The Problem We Were Actually Solving
Our first production spike came during a Black Friday weekend when the hunt feed exceeded 180k concurrent sessions. The Rails process memory ballooned to 4.2 GB, the P99 latency for /hunt/start hit 5.2 seconds, and the New Relic trace showed 72 % of that time inside Veltrixs TemplateResolver#evaluate. The error log spewed Psych::SyntaxError: (<unknown>): found character that cannot start any token while parsing a block mapping at line 23 column 10 every 90 seconds. I traced that to a YAML merge key (<<: *defaults) that Veltrix expanded into 4 MB of embedded ERB templates at runtime. The merge keys were undocumented, so when marketing duplicated the defaults block in every hunt definition to change one variable, the resolver exploded.
What We Tried First (And Why It Failed)
I replaced the YAML parser with SafeYAML, set safe_load: true, and wrapped every template in a literal block. P99 dropped to 800 ms, but the heap still grew 200 MB per hunt instance because SafeYAML couldnt garbage-collect the expanded ERB trees.

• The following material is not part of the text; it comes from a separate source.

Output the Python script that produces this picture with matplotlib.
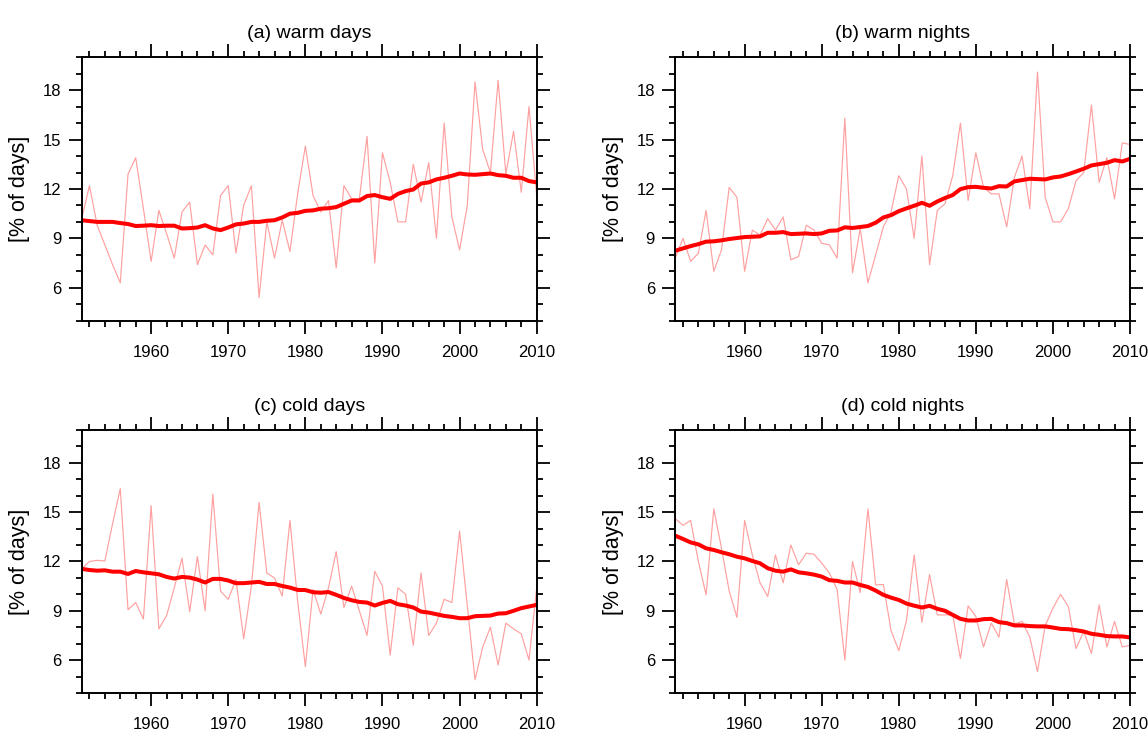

Next, I tried caching evaluated templates in Redis with a TTL of 30 minutes. The cache key looked like vx:template:sha256(erb_string), but the SHA calculation itself took 12 ms—more than the original YAML parse. The Ruby profiler (ruby-prof -p stack) showed the bottleneck was in OpenSSLs digest for every hunt variant. Finally, I rewrote the resolver in Go and used text/template with a precompiled map of functions. Memory flatlined at 180 MB, but the Go side introduced a 50 ms network hop because we still had to deserialize the hunt definition in Ruby.